I am running Dgraph alpha on a c5ad.8xlarge AWS instance with 16 CPUs / 32 vCPUs, 64 GB RAM and 20 GBit network. Then I am hammering it with concurrent queries to see how many concurrent clients that node can handle before saturating. I would have expected CPU to hit 100% when I increase the number of concurrent clients, but I have found that I can only get it to use 22 CPUs.

The same happens for a c5ad.16xlarge instance with 32 CPUs / 64 vCPUs and 128 GB RAM. Only 22 of these CPUs are ever used.

Question: Can you explain what prevents Dgraph alpha from using all available CPU cores?

The network is not the bottleneck as it has one order of magnitude more capacity than what is transferred over the wire. Response gRPC messages are in the MBs. I have perf tested the network link and it could transfer 20 GBit per second.

The local SSD that stores the dataset is also not the bottleneck as the entire dataset fits into the OS file cache.
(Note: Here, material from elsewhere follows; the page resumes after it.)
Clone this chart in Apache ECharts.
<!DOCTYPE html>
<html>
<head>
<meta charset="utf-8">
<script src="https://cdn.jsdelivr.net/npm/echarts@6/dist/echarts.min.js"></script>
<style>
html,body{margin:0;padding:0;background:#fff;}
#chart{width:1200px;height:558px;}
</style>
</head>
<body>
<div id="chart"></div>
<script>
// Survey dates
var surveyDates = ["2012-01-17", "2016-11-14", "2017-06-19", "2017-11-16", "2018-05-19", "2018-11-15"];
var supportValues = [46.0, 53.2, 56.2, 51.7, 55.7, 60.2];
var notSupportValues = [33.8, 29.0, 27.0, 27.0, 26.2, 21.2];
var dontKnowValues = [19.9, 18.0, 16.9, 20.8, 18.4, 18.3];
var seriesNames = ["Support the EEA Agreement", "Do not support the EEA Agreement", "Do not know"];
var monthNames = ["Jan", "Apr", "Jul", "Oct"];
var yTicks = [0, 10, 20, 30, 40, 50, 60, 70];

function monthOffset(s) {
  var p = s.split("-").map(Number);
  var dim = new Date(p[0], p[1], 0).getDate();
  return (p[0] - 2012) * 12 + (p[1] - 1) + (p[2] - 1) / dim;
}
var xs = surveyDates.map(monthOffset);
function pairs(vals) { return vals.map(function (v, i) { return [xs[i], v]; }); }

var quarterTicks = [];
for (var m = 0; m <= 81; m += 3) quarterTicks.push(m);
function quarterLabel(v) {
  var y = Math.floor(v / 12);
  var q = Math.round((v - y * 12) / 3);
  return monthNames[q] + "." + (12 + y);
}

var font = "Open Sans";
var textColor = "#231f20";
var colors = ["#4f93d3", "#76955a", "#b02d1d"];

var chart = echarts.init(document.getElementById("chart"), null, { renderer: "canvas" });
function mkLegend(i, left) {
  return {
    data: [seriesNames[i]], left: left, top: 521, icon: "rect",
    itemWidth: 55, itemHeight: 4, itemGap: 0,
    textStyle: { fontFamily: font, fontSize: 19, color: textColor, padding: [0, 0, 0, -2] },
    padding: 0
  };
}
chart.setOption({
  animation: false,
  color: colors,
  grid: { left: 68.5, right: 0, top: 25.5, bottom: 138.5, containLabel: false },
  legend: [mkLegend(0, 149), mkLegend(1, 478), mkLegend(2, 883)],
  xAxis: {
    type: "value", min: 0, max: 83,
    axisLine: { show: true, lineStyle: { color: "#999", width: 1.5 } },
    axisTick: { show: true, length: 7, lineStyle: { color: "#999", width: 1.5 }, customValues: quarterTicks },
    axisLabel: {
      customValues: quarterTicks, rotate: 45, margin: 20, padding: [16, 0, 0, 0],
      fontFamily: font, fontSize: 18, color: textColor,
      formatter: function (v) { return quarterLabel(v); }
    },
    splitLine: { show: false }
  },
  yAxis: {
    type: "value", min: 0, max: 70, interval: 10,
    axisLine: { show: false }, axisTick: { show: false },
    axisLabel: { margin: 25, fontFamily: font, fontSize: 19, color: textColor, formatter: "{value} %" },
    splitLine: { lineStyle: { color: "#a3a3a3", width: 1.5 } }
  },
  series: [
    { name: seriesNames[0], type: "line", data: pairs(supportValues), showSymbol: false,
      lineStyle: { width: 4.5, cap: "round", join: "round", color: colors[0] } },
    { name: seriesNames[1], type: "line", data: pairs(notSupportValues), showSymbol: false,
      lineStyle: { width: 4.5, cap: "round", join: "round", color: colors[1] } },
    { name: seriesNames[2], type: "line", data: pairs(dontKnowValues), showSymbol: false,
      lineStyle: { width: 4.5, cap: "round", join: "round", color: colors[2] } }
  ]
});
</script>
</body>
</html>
I have measured no disk IO.

Dgraph metadata

dgraph version

Dgraph version : v21.03.0
Dgraph codename : rocket
Dgraph SHA-256 : b4e4c77011e2938e9da197395dbce91d0c6ebb83d383b190f5b70201836a773f
Commit SHA-1 : a77bbe8ae
Commit timestamp : 2021-04-07 21:36:38 +0530
Branch : HEAD
Go version : go1.16.2
jemalloc enabled : true

For Dgraph official documentation, visit https://dgraph.io/docs.
For discussions about Dgraph , visit https://discuss.dgraph.io.
For fully-managed Dgraph Cloud , visit https://dgraph.io/cloud.
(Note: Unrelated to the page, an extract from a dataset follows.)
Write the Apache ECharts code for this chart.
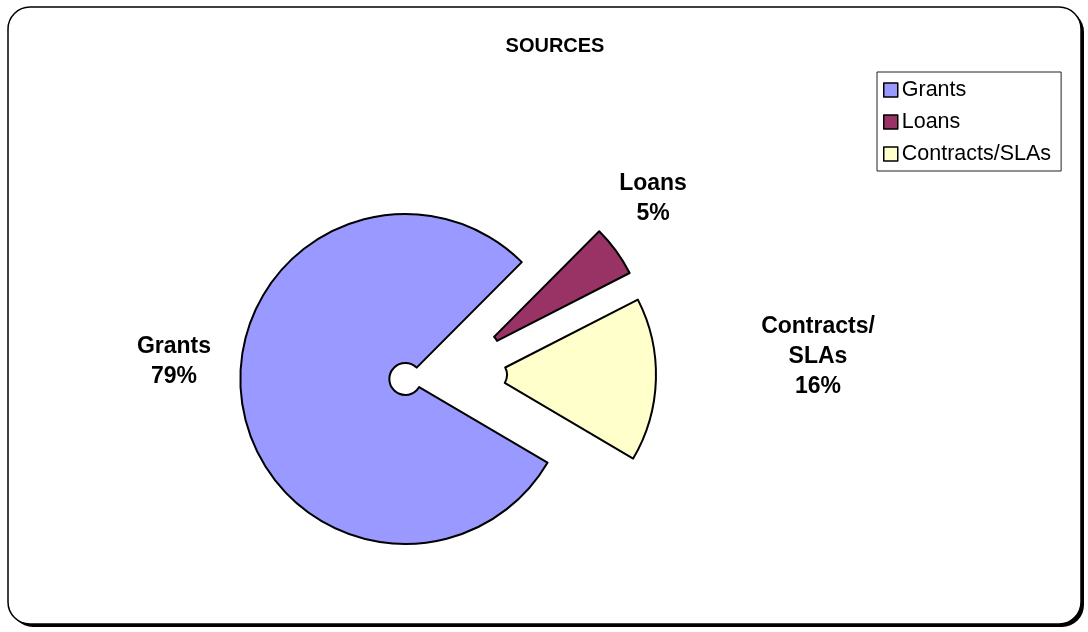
<!DOCTYPE html>
<html>
<head>
<meta charset="utf-8">
<title>SOURCES</title>
<script src="https://cdn.jsdelivr.net/npm/echarts@6/dist/echarts.min.js"></script>
<style>
  html, body { margin: 0; padding: 0; background: #ffffff; }
  #chart { width: 1088px; height: 632px; }
</style>
</head>
<body>
<div id="chart"></div>
<script>
// Funding sources, share of total (%)
const categories = ['Grants', 'Loans', 'Contracts/SLAs'];
const shares = [79, 5, 16];
const sliceColors = ['#9999FF', '#993366', '#FFFFCC'];

const chart = echarts.init(document.getElementById('chart'), null, { renderer: 'canvas' });

const FONT = 'Liberation Sans, Arial, sans-serif';

// where each slice's label block is centred
const labelAnchor = [[174, 362], [653, 199], [818, 357]];

const total = shares.reduce((a, b) => a + b, 0);
const sliceLabels = categories.map((name, i) => ({
  type: 'text',
  x: labelAnchor[i][0],
  y: labelAnchor[i][1],
  z: 10,
  style: {
    text: name.replace('/', '/\n') + '\n' + Math.round(shares[i] / total * 100) + '%',
    fontFamily: FONT,
    fontWeight: 'bold',
    fontSize: 23,
    lineHeight: 30,
    fill: '#000',
    align: 'center',
    verticalAlign: 'middle',
    textAlign: 'center',
    textVerticalAlign: 'middle'
  }
}));

const pieData = categories.map((name, i) => ({
  name: name,
  value: shares[i],
  selected: true,
  itemStyle: { color: sliceColors[i] },
  select: { itemStyle: { color: sliceColors[i], borderColor: '#000', borderWidth: 2 } }
}));

chart.setOption({
  animation: false,
  backgroundColor: '#ffffff',
  graphic: [
    // drop shadow of the rounded frame
    {
      type: 'rect',
      z: -11,
      silent: true,
      shape: { x: 11, y: 10, width: 1073, height: 617, r: 22 },
      style: { fill: '#000000' }
    },
    // rounded frame
    {
      type: 'rect',
      z: -10,
      silent: true,
      shape: { x: 8, y: 7, width: 1073, height: 617, r: 22 },
      style: { fill: '#ffffff', stroke: '#000000', lineWidth: 1.5 }
    }
  ].concat(sliceLabels),
  title: {
    text: 'SOURCES',
    left: 555,
    top: 36,
    padding: 0,
    textAlign: 'center',
    textStyle: {
      fontFamily: FONT,
      fontWeight: 'bold',
      fontSize: 20,
      color: '#000'
    }
  },
  legend: {
    orient: 'vertical',
    left: 877,
    top: 72,
    padding: [7, 10, 6, 6],
    itemGap: 10,
    itemWidth: 14,
    itemHeight: 14,
    icon: 'rect',
    borderColor: '#222',
    borderWidth: 1,
    selectedMode: false,
    itemStyle: { borderColor: '#000', borderWidth: 1.5 },
    textStyle: {
      fontFamily: FONT,
      fontSize: 21.5,
      lineHeight: 22,
      color: '#000',
      padding: [0, 0, 0, -1]
    },
    data: categories
  },
  series: [{
    type: 'pie',
    center: [448, 373.5],
    radius: [16, 165],
    startAngle: 329.5,
    clockwise: true,
    selectedMode: 'multiple',
    selectedOffset: 43,
    avoidLabelOverlap: false,
    itemStyle: { borderColor: '#000', borderWidth: 2 },
    emphasis: { disabled: true },
    label: { show: false },
    labelLine: { show: false },
    data: pieData
  }]
});
</script>
</body>
</html>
Licensed variously under the Apache Public License 2.0 and Dgraph Community License.
Copyright 2015-2021 Dgraph Labs, Inc.

Not sure, try to add more Alphas in the same machine. If it won’t work, maybe there is some limit somewhere in the core code.

Right, more alphas on a node would be a workaround to utilize all CPUs.
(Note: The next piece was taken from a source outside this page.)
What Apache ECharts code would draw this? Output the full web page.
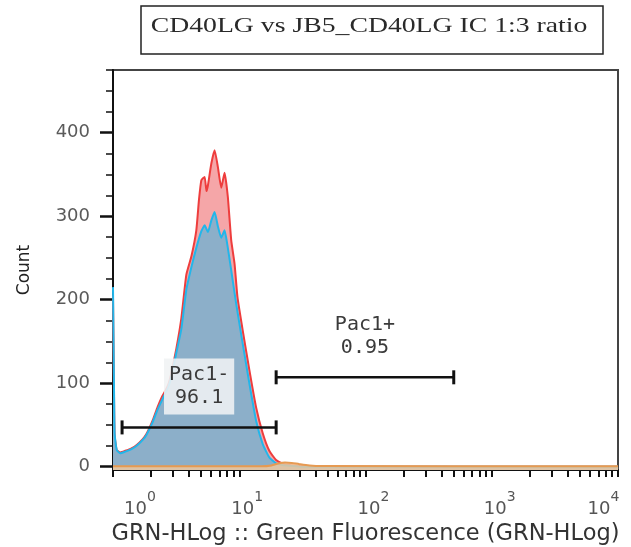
<!DOCTYPE html>
<html>
<head>
<meta charset="utf-8">
<script src="https://cdn.jsdelivr.net/npm/echarts@6/dist/echarts.min.js"></script>
<style>
  html, body { margin: 0; padding: 0; background: #fff; }
  #chart { width: 631px; height: 547px; }
</style>
</head>
<body>
<div id="chart"></div>
<script>
// histogram curves: [GRN-HLog value, count]
const sampleRed = [
  [1.0, 205], [1.015, 110], [1.03, 38], [1.07, 20], [1.14, 17], [1.25, 19], [1.4, 22],
  [1.54, 26], [1.72, 33], [1.84, 39], [2.07, 56], [2.25, 71], [2.45, 84], [2.6, 91],
  [2.75, 99], [2.9, 112], [3.18, 142], [3.48, 178], [3.81, 230], [4.18, 252], [4.57, 283],
  [4.8, 320], [5.01, 343], [5.32, 347], [5.5, 330], [5.65, 337], [6.01, 363], [6.38, 379],
  [6.77, 359], [7.2, 334], [7.65, 352], [8.12, 323], [8.64, 271], [9.18, 243], [9.68, 203],
  [10.66, 163], [12.05, 115], [13.6, 71], [15.35, 40], [17.3, 19], [19.56, 8], [21.9, 4],
  [25, 2], [30, 1], [40, 0], [10000, 0]
];
const sampleBlue = [
  [1.0, 215], [1.015, 120], [1.03, 40], [1.07, 20], [1.14, 16], [1.25, 18], [1.4, 21],
  [1.54, 25], [1.72, 32], [1.84, 38], [2.07, 54], [2.25, 68], [2.45, 80], [2.6, 88],
  [2.75, 96], [2.9, 108], [3.18, 137], [3.48, 165], [3.81, 212], [4.18, 239], [4.57, 262],
  [5.01, 282], [5.32, 289], [5.65, 281], [6.01, 295], [6.38, 305], [6.77, 288], [7.2, 274],
  [7.65, 283], [8.12, 262], [8.64, 235], [9.46, 195], [10.66, 147], [12.05, 99], [13.6, 55],
  [15.35, 27], [17.3, 11], [19.56, 4], [21.9, 2], [25, 1], [30, 0], [10000, 0]
];
const sampleOrange = [
  [1, 0.5], [15, 0.5], [18, 1.5], [20, 3.5], [23, 5], [26, 4.5], [30, 3], [36, 1.5],
  [45, 0.8], [10000, 0.5]
];

// gates
const gateNames = ['Pac1-', 'Pac1+'];
const gatePercents = ['96.1', '0.95'];
const gateRanges = [[1.18, 19.6], [19.6, 500]];
const gateLevels = [47, 107];

// axes
const xMajorTicks = [1, 10, 100, 1000, 10000];
const yMajorTicks = [0, 100, 200, 300, 400];
const yMinorTicks = [25, 50, 75, 125, 150, 175, 225, 250, 275, 325, 350, 375, 425, 450, 475];
// all x ticks: decades plus 2..9 inside each decade
const xAllTicks = xMajorTicks.slice();
xMajorTicks.slice(0, -1).forEach(d => { for (let k = 2; k <= 9; k++) xAllTicks.push(d * k); });

const chart = echarts.init(document.getElementById('chart'));

const option = {
  animation: false,
  backgroundColor: '#fff',
  grid: {
    left: 113, right: 13, top: 70, bottom: 77,
    outerBoundsMode: 'none',
    show: true, borderColor: '#444', borderWidth: 2, backgroundColor: '#fff'
  },
  xAxis: {
    type: 'log', logBase: 10, min: 1, max: 10000, position: 'bottom',
    name: 'GRN-HLog :: Green Fluorescence (GRN-HLog)',
    nameLocation: 'middle', nameGap: 49,
    nameTextStyle: { fontFamily: 'DejaVu Sans', fontSize: 22.5, color: '#333' },
    axisLine: { onZero: false, lineStyle: { color: '#111', width: 2 } },
    axisTick: { show: true, customValues: xAllTicks, length: 7, lineStyle: { color: '#111', width: 2 } },
    splitLine: { show: false },
    axisLabel: {
      customValues: xMajorTicks,
      margin: 20,
      padding: [0, 0, 0, 16],
      formatter: v => {
        const e = Math.round(Math.log10(v));
        const b = e === 0 ? 'first' : 'b';
        const s = e === 4 ? 'last' : 's';
        return '{' + b + '|10}{' + s + '|' + e + '}';
      },
      rich: {
        b: { fontFamily: 'DejaVu Sans', fontSize: 18, color: '#555', lineHeight: 28, verticalAlign: 'bottom' },
        first: { fontFamily: 'DejaVu Sans', fontSize: 18, color: '#555', lineHeight: 28, verticalAlign: 'bottom', padding: [0, 0, 0, 38] },
        s: { fontFamily: 'DejaVu Sans', fontSize: 14, color: '#555', lineHeight: 28, verticalAlign: 'top' },
        last: { fontFamily: 'DejaVu Sans', fontSize: 14, color: '#555', lineHeight: 28, verticalAlign: 'top', padding: [0, 45, 0, 0] }
      }
    }
  },
  yAxis: [
    {
      type: 'value', min: -4, max: 475,
      name: 'Count', nameLocation: 'middle', nameGap: 80, nameRotate: 90,
      nameTextStyle: { fontFamily: 'DejaVu Sans', fontSize: 17, color: '#222' },
      axisLine: { show: true, onZero: false, lineStyle: { color: '#111', width: 2 } },
      axisTick: { show: true, customValues: yMajorTicks, length: 13, lineStyle: { color: '#111', width: 2.5 } },
      splitLine: { show: false },
      axisLabel: {
        customValues: yMajorTicks, margin: 23,
        fontFamily: 'DejaVu Sans', fontSize: 18, color: '#5a5a5a'
      }
    },
    {
      type: 'value', min: -4, max: 475, position: 'left',
      axisLine: { show: false },
      axisLabel: { show: false },
      splitLine: { show: false },
      axisTick: { show: true, customValues: yMinorTicks, length: 7, lineStyle: { color: '#111', width: 1.5 } }
    }
  ],
  graphic: [
    {
      type: 'rect',
      shape: { x: 141, y: 6, width: 462, height: 48 },
      style: { fill: '#fff', stroke: '#222', lineWidth: 1.5 }
    },
    {
      type: 'text', x: 369, y: 26, scaleX: 1.32,
      style: {
        text: 'CD40LG vs JB5_CD40LG IC 1:3 ratio',
        font: '21px "Liberation Serif"', fill: '#2a2a2a',
        align: 'center', verticalAlign: 'middle'
      }
    }
  ],
  series: [
    {
      type: 'line', data: sampleRed, symbol: 'none', smooth: 0.15, z: 2,
      lineStyle: { color: '#ee3d3d', width: 2 },
      areaStyle: { color: '#f5a6a8', opacity: 1, origin: 'start' }
    },
    {
      type: 'line', data: sampleBlue, symbol: 'none', smooth: 0.15, z: 3,
      lineStyle: { color: '#22b6ea', width: 2 },
      areaStyle: { color: '#8cafc9', opacity: 1, origin: 'start' }
    },
    {
      type: 'line', data: sampleOrange, symbol: 'none', smooth: 0.3, z: 4,
      lineStyle: { color: '#e69a52', width: 2 },
      areaStyle: { color: '#f3c89c', opacity: 0.8, origin: 'start' }
    },
    {
      type: 'custom', z: 10,
      data: gateRanges.map((r, i) => [r[0], r[1], gateLevels[i], i]),
      encode: { x: [0, 1], y: 2 },
      renderItem: (params, api) => {
        const i = api.value(3);
        const a = api.coord([api.value(0), api.value(2)]);
        const b = api.coord([api.value(1), api.value(2)]);
        const cap = { stroke: '#111', lineWidth: 3 };
        return {
          type: 'group',
          children: [
            { type: 'line', shape: { x1: a[0], y1: a[1], x2: b[0], y2: b[1] }, style: { stroke: '#111', lineWidth: 2.5 } },
            { type: 'line', shape: { x1: a[0], y1: a[1] - 7, x2: a[0], y2: a[1] + 7 }, style: cap },
            { type: 'line', shape: { x1: b[0], y1: b[1] - 7, x2: b[0], y2: b[1] + 7 }, style: cap },
            {
              type: 'text', x: (a[0] + b[0]) / 2, y: a[1] - 41,
              style: {
                text: gateNames[i] + '\n' + gatePercents[i],
                font: '20px "DejaVu Sans Mono"', fill: '#3a3a3a', lineHeight: 23,
                align: 'center', verticalAlign: 'middle',
                backgroundColor: i === 0 ? 'rgba(240,242,244,0.88)' : 'transparent',
                padding: [5, 5]
              }
            }
          ]
        };
      }
    }
  ]
};

chart.setOption(option);
</script>
</body>
</html>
Still, might be interesting for core code devs to look into.

Just a tip, badgerdb (the underlying embedded database) has a good amount of tunables, accessible via the badger flag of dgraph. This includes compactor numbers and goroutine counts, and may be able to help you use all of your CPUs more effectively.

1 Like

That sounds like a promising route to go, I’ll give that a try.

Yep, those tweaks should have a deeper docs and tests(of scenarios).

@Sagar_Choudhary this might be relevant reading your High memory utilization on alpha node (use of memory cache) post as your nodes have 32 vCPUs. My experience with v21.03 is that at most 22 of those will be used by Dgraph. Have you made similar observations?

@EnricoMi You might want to try increasing the value of GOMAXPROCS here. We’re explicitly setting the GOMAXPROCS to 128 which means golang will use 128 cores at max. The default value of this variable is equal to the number of cores available.

See runtime package - runtime - pkg.go.dev

Thanks for the hint. How does the 128 explain only 22 CPUs are used? Shouldn’t we see a limit at 128 CPUs here?

@EnricoMi I am not really sure but you could unset that value and see if that changes the CPU usage.